[start]
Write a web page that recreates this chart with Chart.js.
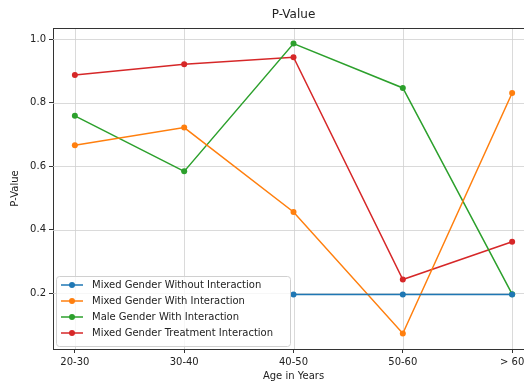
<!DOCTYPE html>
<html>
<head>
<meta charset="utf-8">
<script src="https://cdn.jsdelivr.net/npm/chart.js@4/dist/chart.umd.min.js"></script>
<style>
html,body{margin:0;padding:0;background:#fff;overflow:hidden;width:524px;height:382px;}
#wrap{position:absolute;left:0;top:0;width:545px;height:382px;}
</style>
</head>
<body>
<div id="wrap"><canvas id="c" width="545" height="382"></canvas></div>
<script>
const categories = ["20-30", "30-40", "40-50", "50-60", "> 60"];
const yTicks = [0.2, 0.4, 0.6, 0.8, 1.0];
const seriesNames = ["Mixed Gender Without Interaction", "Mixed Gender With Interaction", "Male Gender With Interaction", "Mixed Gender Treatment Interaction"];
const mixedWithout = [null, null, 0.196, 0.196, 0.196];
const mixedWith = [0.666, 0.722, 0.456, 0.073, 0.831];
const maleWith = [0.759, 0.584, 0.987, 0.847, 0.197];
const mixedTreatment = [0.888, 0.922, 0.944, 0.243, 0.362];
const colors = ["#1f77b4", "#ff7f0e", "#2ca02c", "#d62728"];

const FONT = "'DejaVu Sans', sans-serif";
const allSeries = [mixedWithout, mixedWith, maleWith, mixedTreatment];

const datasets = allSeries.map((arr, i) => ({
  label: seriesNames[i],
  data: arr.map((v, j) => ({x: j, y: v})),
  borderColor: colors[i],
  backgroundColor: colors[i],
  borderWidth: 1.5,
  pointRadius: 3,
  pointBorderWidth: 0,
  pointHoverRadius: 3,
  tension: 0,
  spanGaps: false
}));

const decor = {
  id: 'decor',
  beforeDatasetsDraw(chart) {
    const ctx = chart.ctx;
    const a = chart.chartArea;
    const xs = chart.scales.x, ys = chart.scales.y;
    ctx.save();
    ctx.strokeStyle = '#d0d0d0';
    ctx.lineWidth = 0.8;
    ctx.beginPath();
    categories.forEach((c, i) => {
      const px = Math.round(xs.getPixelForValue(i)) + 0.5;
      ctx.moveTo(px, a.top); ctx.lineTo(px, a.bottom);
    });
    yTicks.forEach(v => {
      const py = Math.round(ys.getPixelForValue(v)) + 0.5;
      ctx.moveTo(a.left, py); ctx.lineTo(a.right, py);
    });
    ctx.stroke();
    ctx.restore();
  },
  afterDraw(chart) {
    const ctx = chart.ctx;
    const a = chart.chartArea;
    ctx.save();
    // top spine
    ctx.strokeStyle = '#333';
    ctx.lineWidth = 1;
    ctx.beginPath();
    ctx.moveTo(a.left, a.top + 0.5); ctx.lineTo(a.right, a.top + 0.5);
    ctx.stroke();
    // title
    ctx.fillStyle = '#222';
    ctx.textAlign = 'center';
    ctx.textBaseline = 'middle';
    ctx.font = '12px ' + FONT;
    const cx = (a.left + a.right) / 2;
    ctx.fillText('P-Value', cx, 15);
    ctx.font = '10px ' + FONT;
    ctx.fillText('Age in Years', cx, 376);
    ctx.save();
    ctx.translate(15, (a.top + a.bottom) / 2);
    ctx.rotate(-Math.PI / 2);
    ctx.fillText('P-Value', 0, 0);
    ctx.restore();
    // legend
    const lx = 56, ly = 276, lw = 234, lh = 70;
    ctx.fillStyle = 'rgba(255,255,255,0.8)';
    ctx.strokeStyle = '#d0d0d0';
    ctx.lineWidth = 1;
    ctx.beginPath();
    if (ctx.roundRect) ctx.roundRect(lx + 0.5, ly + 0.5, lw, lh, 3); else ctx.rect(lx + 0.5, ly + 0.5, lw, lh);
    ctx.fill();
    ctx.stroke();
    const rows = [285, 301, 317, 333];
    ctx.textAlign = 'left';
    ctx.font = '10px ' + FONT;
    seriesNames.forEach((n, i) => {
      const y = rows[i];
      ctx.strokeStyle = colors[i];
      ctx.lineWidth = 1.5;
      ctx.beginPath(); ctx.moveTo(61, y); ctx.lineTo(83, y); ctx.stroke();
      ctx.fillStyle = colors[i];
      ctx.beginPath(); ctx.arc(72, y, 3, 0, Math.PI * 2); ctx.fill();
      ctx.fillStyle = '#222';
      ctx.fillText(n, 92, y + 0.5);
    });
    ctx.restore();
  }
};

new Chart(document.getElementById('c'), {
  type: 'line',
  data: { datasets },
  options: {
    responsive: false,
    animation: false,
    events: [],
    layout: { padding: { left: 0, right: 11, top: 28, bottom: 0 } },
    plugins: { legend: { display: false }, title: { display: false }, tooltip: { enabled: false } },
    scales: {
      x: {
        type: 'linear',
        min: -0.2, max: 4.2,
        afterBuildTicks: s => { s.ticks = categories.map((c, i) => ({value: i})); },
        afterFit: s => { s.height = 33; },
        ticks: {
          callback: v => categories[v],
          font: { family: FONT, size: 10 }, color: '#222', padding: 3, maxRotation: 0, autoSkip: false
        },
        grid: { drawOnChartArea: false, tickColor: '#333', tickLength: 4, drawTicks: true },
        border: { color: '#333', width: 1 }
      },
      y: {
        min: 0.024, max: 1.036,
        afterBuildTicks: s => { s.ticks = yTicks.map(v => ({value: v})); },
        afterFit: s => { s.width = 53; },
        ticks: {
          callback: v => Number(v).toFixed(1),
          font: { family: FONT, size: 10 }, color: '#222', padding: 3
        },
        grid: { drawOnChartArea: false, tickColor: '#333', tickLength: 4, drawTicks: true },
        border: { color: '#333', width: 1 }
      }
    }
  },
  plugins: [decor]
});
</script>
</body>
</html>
[end]
▶ _THE PROBLEM_: Set down the complete material exactly, but do not include the images.

▶ _FULL OUTPUT_:
Write a web page that recreates this chart with Chart.js.
<!DOCTYPE html>
<html>
<head>
<meta charset="utf-8">
<script src="https://cdn.jsdelivr.net/npm/chart.js@4/dist/chart.umd.min.js"></script>
<style>
html,body{margin:0;padding:0;background:#fff;overflow:hidden;width:524px;height:382px;}
#wrap{position:absolute;left:0;top:0;width:545px;height:382px;}
</style>
</head>
<body>
<div id="wrap"><canvas id="c" width="545" height="382"></canvas></div>
<script>
const categories = ["20-30", "30-40", "40-50", "50-60", "> 60"];
const yTicks = [0.2, 0.4, 0.6, 0.8, 1.0];
const seriesNames = ["Mixed Gender Without Interaction", "Mixed Gender With Interaction", "Male Gender With Interaction", "Mixed Gender Treatment Interaction"];
const mixedWithout = [null, null, 0.196, 0.196, 0.196];
const mixedWith = [0.666, 0.722, 0.456, 0.073, 0.831];
const maleWith = [0.759, 0.584, 0.987, 0.847, 0.197];
const mixedTreatment = [0.888, 0.922, 0.944, 0.243, 0.362];
const colors = ["#1f77b4", "#ff7f0e", "#2ca02c", "#d62728"];

const FONT = "'DejaVu Sans', sans-serif";
const allSeries = [mixedWithout, mixedWith, maleWith, mixedTreatment];

const datasets = allSeries.map((arr, i) => ({
  label: seriesNames[i],
  data: arr.map((v, j) => ({x: j, y: v})),
  borderColor: colors[i],
  backgroundColor: colors[i],
  borderWidth: 1.5,
  pointRadius: 3,
  pointBorderWidth: 0,
  pointHoverRadius: 3,
  tension: 0,
  spanGaps: false
}));

const decor = {
  id: 'decor',
  beforeDatasetsDraw(chart) {
    const ctx = chart.ctx;
    const a = chart.chartArea;
    const xs = chart.scales.x, ys = chart.scales.y;
    ctx.save();
    ctx.strokeStyle = '#d0d0d0';
    ctx.lineWidth = 0.8;
    ctx.beginPath();
    categories.forEach((c, i) => {
      const px = Math.round(xs.getPixelForValue(i)) + 0.5;
      ctx.moveTo(px, a.top); ctx.lineTo(px, a.bottom);
    });
    yTicks.forEach(v => {
      const py = Math.round(ys.getPixelForValue(v)) + 0.5;
      ctx.moveTo(a.left, py); ctx.lineTo(a.right, py);
    });
    ctx.stroke();
    ctx.restore();
  },
  afterDraw(chart) {
    const ctx = chart.ctx;
    const a = chart.chartArea;
    ctx.save();
    // top spine
    ctx.strokeStyle = '#333';
    ctx.lineWidth = 1;
    ctx.beginPath();
    ctx.moveTo(a.left, a.top + 0.5); ctx.lineTo(a.right, a.top + 0.5);
    ctx.stroke();
    // title
    ctx.fillStyle = '#222';
    ctx.textAlign = 'center';
    ctx.textBaseline = 'middle';
    ctx.font = '12px ' + FONT;
    const cx = (a.left + a.right) / 2;
    ctx.fillText('P-Value', cx, 15);
    ctx.font = '10px ' + FONT;
    ctx.fillText('Age in Years', cx, 376);
    ctx.save();
    ctx.translate(15, (a.top + a.bottom) / 2);
    ctx.rotate(-Math.PI / 2);
    ctx.fillText('P-Value', 0, 0);
    ctx.restore();
    // legend
    const lx = 56, ly = 276, lw = 234, lh = 70;
    ctx.fillStyle = 'rgba(255,255,255,0.8)';
    ctx.strokeStyle = '#d0d0d0';
    ctx.lineWidth = 1;
    ctx.beginPath();
    if (ctx.roundRect) ctx.roundRect(lx + 0.5, ly + 0.5, lw, lh, 3); else ctx.rect(lx + 0.5, ly + 0.5, lw, lh);
    ctx.fill();
    ctx.stroke();
    const rows = [285, 301, 317, 333];
    ctx.textAlign = 'left';
    ctx.font = '10px ' + FONT;
    seriesNames.forEach((n, i) => {
      const y = rows[i];
      ctx.strokeStyle = colors[i];
      ctx.lineWidth = 1.5;
      ctx.beginPath(); ctx.moveTo(61, y); ctx.lineTo(83, y); ctx.stroke();
      ctx.fillStyle = colors[i];
      ctx.beginPath(); ctx.arc(72, y, 3, 0, Math.PI * 2); ctx.fill();
      ctx.fillStyle = '#222';
      ctx.fillText(n, 92, y + 0.5);
    });
    ctx.restore();
  }
};

new Chart(document.getElementById('c'), {
  type: 'line',
  data: { datasets },
  options: {
    responsive: false,
    animation: false,
    events: [],
    layout: { padding: { left: 0, right: 11, top: 28, bottom: 0 } },
    plugins: { legend: { display: false }, title: { display: false }, tooltip: { enabled: false } },
    scales: {
      x: {
        type: 'linear',
        min: -0.2, max: 4.2,
        afterBuildTicks: s => { s.ticks = categories.map((c, i) => ({value: i})); },
        afterFit: s => { s.height = 33; },
        ticks: {
          callback: v => categories[v],
          font: { family: FONT, size: 10 }, color: '#222', padding: 3, maxRotation: 0, autoSkip: false
        },
        grid: { drawOnChartArea: false, tickColor: '#333', tickLength: 4, drawTicks: true },
        border: { color: '#333', width: 1 }
      },
      y: {
        min: 0.024, max: 1.036,
        afterBuildTicks: s => { s.ticks = yTicks.map(v => ({value: v})); },
        afterFit: s => { s.width = 53; },
        ticks: {
          callback: v => Number(v).toFixed(1),
          font: { family: FONT, size: 10 }, color: '#222', padding: 3
        },
        grid: { drawOnChartArea: false, tickColor: '#333', tickLength: 4, drawTicks: true },
        border: { color: '#333', width: 1 }
      }
    }
  },
  plugins: [decor]
});
</script>
</body>
</html>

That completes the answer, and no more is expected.